## What needs to be done
All the data should be repeated exactly. Any image in it is left out.
## Start Collected material
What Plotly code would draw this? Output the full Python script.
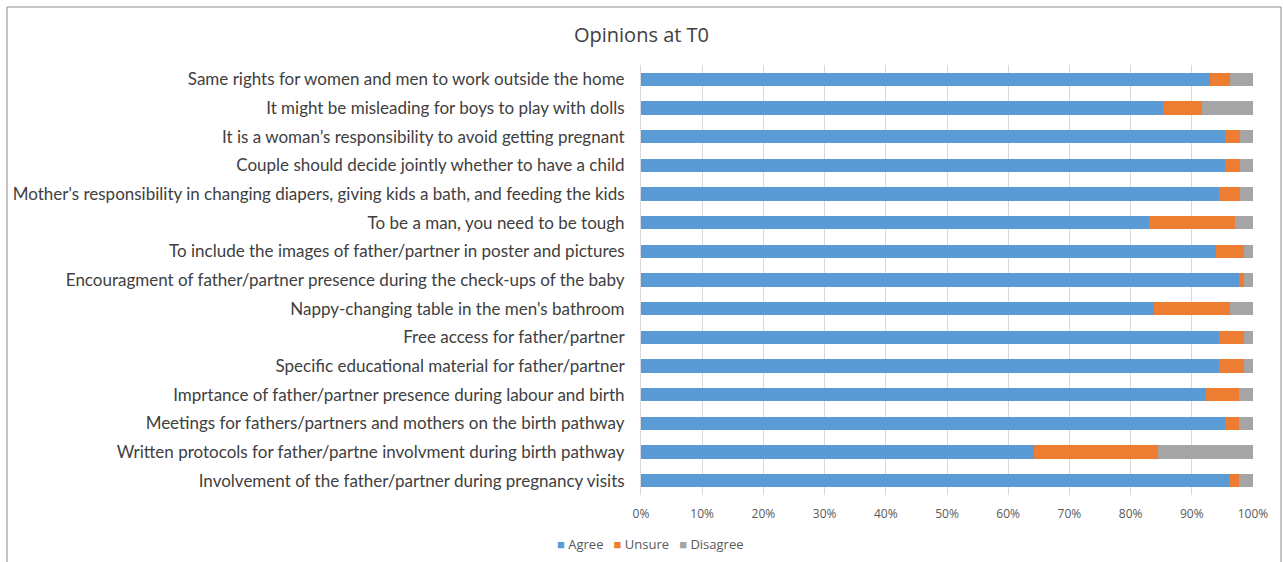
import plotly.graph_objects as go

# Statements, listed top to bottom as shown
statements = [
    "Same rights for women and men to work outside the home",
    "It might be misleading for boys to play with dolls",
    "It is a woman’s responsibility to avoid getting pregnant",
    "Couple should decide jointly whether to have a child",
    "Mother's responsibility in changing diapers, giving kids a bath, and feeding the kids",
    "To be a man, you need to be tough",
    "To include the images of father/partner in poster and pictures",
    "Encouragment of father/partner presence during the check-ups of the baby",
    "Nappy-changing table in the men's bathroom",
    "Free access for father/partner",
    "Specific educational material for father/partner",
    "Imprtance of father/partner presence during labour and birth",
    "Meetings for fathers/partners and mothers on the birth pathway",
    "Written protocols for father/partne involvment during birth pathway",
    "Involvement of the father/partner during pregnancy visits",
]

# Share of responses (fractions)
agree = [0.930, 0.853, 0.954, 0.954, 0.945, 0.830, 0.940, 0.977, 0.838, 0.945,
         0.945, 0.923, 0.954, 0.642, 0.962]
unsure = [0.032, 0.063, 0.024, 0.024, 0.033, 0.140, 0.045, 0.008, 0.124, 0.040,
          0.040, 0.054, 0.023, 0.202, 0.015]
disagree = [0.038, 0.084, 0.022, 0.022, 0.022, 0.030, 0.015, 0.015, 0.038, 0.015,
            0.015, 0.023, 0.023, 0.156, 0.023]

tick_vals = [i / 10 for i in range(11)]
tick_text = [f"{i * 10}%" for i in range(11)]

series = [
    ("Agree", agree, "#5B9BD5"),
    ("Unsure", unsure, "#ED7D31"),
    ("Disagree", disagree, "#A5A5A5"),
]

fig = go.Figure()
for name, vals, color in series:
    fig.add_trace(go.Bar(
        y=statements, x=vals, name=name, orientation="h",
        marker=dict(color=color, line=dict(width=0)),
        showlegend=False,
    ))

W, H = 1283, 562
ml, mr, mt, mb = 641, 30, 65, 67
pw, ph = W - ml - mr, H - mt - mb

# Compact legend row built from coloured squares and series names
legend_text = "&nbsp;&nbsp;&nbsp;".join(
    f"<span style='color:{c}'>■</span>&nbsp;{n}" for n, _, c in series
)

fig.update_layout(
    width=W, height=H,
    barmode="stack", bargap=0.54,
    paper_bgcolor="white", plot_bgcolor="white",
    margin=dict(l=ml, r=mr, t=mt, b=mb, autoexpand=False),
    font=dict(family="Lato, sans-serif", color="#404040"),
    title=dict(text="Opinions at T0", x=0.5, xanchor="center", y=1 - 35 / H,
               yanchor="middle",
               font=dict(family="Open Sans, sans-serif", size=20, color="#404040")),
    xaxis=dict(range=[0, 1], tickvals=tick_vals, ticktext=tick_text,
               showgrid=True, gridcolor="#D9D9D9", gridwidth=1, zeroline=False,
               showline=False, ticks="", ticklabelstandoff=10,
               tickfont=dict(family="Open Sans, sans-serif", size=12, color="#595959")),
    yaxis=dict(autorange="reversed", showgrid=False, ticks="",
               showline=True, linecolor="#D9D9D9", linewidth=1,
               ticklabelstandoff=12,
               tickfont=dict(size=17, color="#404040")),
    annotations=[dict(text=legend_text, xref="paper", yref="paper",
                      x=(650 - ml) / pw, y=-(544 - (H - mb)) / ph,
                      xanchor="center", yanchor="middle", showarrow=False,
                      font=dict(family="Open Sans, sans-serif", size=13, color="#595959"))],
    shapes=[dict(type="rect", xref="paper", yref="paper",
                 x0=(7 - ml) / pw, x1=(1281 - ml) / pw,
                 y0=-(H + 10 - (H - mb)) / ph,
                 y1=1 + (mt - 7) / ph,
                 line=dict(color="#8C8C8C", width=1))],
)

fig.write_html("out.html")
## End Collected material
## Solved problem
What Plotly code would draw this? Output the full Python script.
import plotly.graph_objects as go

# Statements, listed top to bottom as shown
statements = [
    "Same rights for women and men to work outside the home",
    "It might be misleading for boys to play with dolls",
    "It is a woman’s responsibility to avoid getting pregnant",
    "Couple should decide jointly whether to have a child",
    "Mother's responsibility in changing diapers, giving kids a bath, and feeding the kids",
    "To be a man, you need to be tough",
    "To include the images of father/partner in poster and pictures",
    "Encouragment of father/partner presence during the check-ups of the baby",
    "Nappy-changing table in the men's bathroom",
    "Free access for father/partner",
    "Specific educational material for father/partner",
    "Imprtance of father/partner presence during labour and birth",
    "Meetings for fathers/partners and mothers on the birth pathway",
    "Written protocols for father/partne involvment during birth pathway",
    "Involvement of the father/partner during pregnancy visits",
]

# Share of responses (fractions)
agree = [0.930, 0.853, 0.954, 0.954, 0.945, 0.830, 0.940, 0.977, 0.838, 0.945,
         0.945, 0.923, 0.954, 0.642, 0.962]
unsure = [0.032, 0.063, 0.024, 0.024, 0.033, 0.140, 0.045, 0.008, 0.124, 0.040,
          0.040, 0.054, 0.023, 0.202, 0.015]
disagree = [0.038, 0.084, 0.022, 0.022, 0.022, 0.030, 0.015, 0.015, 0.038, 0.015,
            0.015, 0.023, 0.023, 0.156, 0.023]

tick_vals = [i / 10 for i in range(11)]
tick_text = [f"{i * 10}%" for i in range(11)]

series = [
    ("Agree", agree, "#5B9BD5"),
    ("Unsure", unsure, "#ED7D31"),
    ("Disagree", disagree, "#A5A5A5"),
]

fig = go.Figure()
for name, vals, color in series:
    fig.add_trace(go.Bar(
        y=statements, x=vals, name=name, orientation="h",
        marker=dict(color=color, line=dict(width=0)),
        showlegend=False,
    ))

W, H = 1283, 562
ml, mr, mt, mb = 641, 30, 65, 67
pw, ph = W - ml - mr, H - mt - mb

# Compact legend row built from coloured squares and series names
legend_text = "&nbsp;&nbsp;&nbsp;".join(
    f"<span style='color:{c}'>■</span>&nbsp;{n}" for n, _, c in series
)

fig.update_layout(
    width=W, height=H,
    barmode="stack", bargap=0.54,
    paper_bgcolor="white", plot_bgcolor="white",
    margin=dict(l=ml, r=mr, t=mt, b=mb, autoexpand=False),
    font=dict(family="Lato, sans-serif", color="#404040"),
    title=dict(text="Opinions at T0", x=0.5, xanchor="center", y=1 - 35 / H,
               yanchor="middle",
               font=dict(family="Open Sans, sans-serif", size=20, color="#404040")),
    xaxis=dict(range=[0, 1], tickvals=tick_vals, ticktext=tick_text,
               showgrid=True, gridcolor="#D9D9D9", gridwidth=1, zeroline=False,
               showline=False, ticks="", ticklabelstandoff=10,
               tickfont=dict(family="Open Sans, sans-serif", size=12, color="#595959")),
    yaxis=dict(autorange="reversed", showgrid=False, ticks="",
               showline=True, linecolor="#D9D9D9", linewidth=1,
               ticklabelstandoff=12,
               tickfont=dict(size=17, color="#404040")),
    annotations=[dict(text=legend_text, xref="paper", yref="paper",
                      x=(650 - ml) / pw, y=-(544 - (H - mb)) / ph,
                      xanchor="center", yanchor="middle", showarrow=False,
                      font=dict(family="Open Sans, sans-serif", size=13, color="#595959"))],
    shapes=[dict(type="rect", xref="paper", yref="paper",
                 x0=(7 - ml) / pw, x1=(1281 - ml) / pw,
                 y0=-(H + 10 - (H - mb)) / ph,
                 y1=1 + (mt - 7) / ph,
                 line=dict(color="#8C8C8C", width=1))],
)

fig.write_html("out.html")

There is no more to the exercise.